I am encouraging all Wikipedia critics to take this excellent opportunity to write letters to the Editors of their local and regional newspapers. The public opinion of Wikipedia can and should be changed by these six simple points:

1. Wikipedia is the world's largest encyclopedia. It is managed by the Wikimedia Foundation (WMF), and its mission is to provide free and open dissemination of knowledge to the world, in many languages.

2. Both the WMF and the for-profit enterprise Wikia, Inc. have personnel who serve on the Boards of both organizations. Wikia, Inc. -- a company financed with $14 million in venture capital -- has filed Form 990 documents with the U.S. Internal Revenue Service that maintain there are no conflicts of interest in the cross-management of the two organizations.

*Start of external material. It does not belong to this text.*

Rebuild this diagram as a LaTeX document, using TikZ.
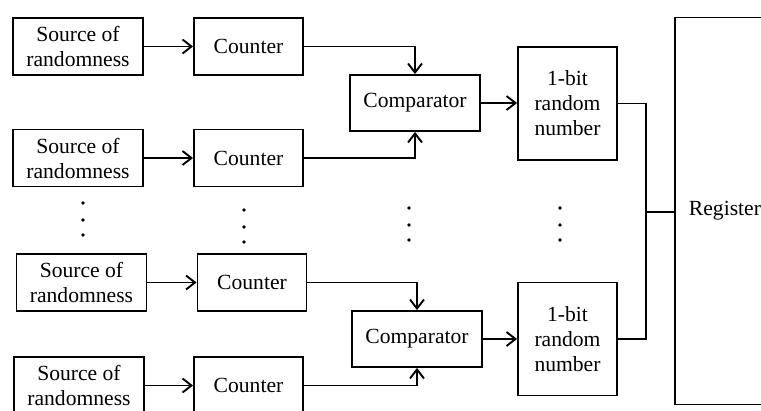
\documentclass[tikz,border=0pt]{standalone}
\usepackage{fontspec}
\setmainfont{Liberation Serif}
\usetikzlibrary{arrows.meta}
\tikzset{
    block-box/.style = {draw, line width=1.9pt, rectangle, align=center, inner sep=0pt, minimum height=57pt, font=\fontsize{21.6pt}{25pt}\selectfont},
    source-box/.style = {block-box, minimum width=130pt},
    counter-box/.style = {block-box, minimum width=109pt},
    comparator-box/.style = {block-box, minimum width=130pt, minimum height=56pt},
    bit-box/.style = {block-box, minimum width=99pt, minimum height=113pt},
    register-box/.style = {block-box, minimum width=130pt, minimum height=387pt, inner xsep=14pt, text width=102pt, align=left, anchor=west},
    wire/.style = {line width=1.9pt},
    arrow-line/.style = {wire, -{Straight Barb[length=9pt, width=14pt, line width=1.9pt]}},
}
\begin{document}
\begin{tikzpicture}[x=1pt, y=-1pt]
\useasboundingbox (0,0) rectangle (761,410);
\node[source-box] (src1) at (78,46.5) {Source of\\randomness};
\node[source-box] (src2) at (78,158) {Source of\\randomness};
\node[source-box] (src3) at (81.5,282.5) {Source of\\randomness};
\node[source-box] (src4) at (79,385.5) {Source of\\randomness};
\node[counter-box] (cnt1) at (248.5,46.5) {Counter};
\node[counter-box] (cnt2) at (248.5,158) {Counter};
\node[counter-box] (cnt3) at (252,282.5) {Counter};
\node[counter-box] (cnt4) at (248.5,385.5) {Counter};
\node[comparator-box] (cmp1) at (415,103) {Comparator};
\node[comparator-box] (cmp2) at (417,339) {Comparator};
\node[bit-box] (bit1) at (567.5,103.5) {1-bit\\random\\number};
\node[bit-box] (bit2) at (567.5,339) {1-bit\\random\\number};
\node[register-box] (reg) at (674,211) {Register};
\coordinate (join) at (646,212);
\foreach \i in {1,...,4}
    \draw[arrow-line] (src\i.east) -- (src\i.east -| cnt\i.west);
\draw[arrow-line] (cnt1.east) -| (cmp1.north);
\draw[arrow-line] (cnt2.east) -| (cmp1.south);
\draw[arrow-line] (cnt3.east) -| (cmp2.north);
\draw[arrow-line] (cnt4.east) -| (cmp2.south);
\draw[arrow-line] (cmp1.east) -- (cmp1.east -| bit1.west);
\draw[arrow-line] (cmp2.east) -- (cmp2.east -| bit2.west);
\draw[wire] (bit1.east) -| (join) |- (bit2.east);
\draw[wire] (join) -- (join -| reg.west);
\foreach \x/\y in {83/203, 83/220, 83/235, 244/210, 244/227, 244/242, 409/208, 409/225, 409/240, 560/208, 560/225, 560/240}
    \fill (\x,\y) circle (1.9pt);
\end{tikzpicture}
\end{document}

3. However, it was revealed this week that Wikia, Inc. was hosting a secret mailing list comprised exclusively of hand-picked Wikipedia administrators and certain representatives of the Foundation, including Wikipedia co-founder himself, Jimmy Wales.

4. This mailing list's secret activity centered on discussion of the identities and even IP addresses of various "questionable" contributors to the Wikipedia encyclopedia, in order to build "wiki sleuthing" cases against said contributors. This past week, the list's spurious findings prompted the indefinite blocking of a long-standing valuable contributor to Wikipedia's pages. When evidence of this list was exposed by a whistle-blower (one also having a long record of writing "featured articles" on Wikipedia), that evidence was repeatedly suppressed or erased by a senior staff member of the WMF. Days later, the cited ownership of the secret list was even altered, to protect the guilty party.

5. Instead of thanking the whistle-blower, Jimmy Wales replied to him with this shocking remark, "...your behavior in terms of trolling and carrying on the way you do is unacceptable. You know this. And you will either change it or be banned from Wikipedia. You have caused too much harm to justify us putting up with this kind of behavior much longer."

6. No wonder the Wikimedia Foundation is falling far short of its fundraising objectives this year. Its management is too infiltrated with bankrupt ethics, which thoughtful people of conscience wouldn't dream of supporting financially.

Casey Abell said...

I'm not a lawyer and I don't play one on this blog, but I can't see the IRS getting very excited about the mailing lists on Wikia.

I agree that Wales and Bass looked silly in trying to suppress Durova's "evidence", and ArbCom is compounding the error. This horse departed the barn long ago.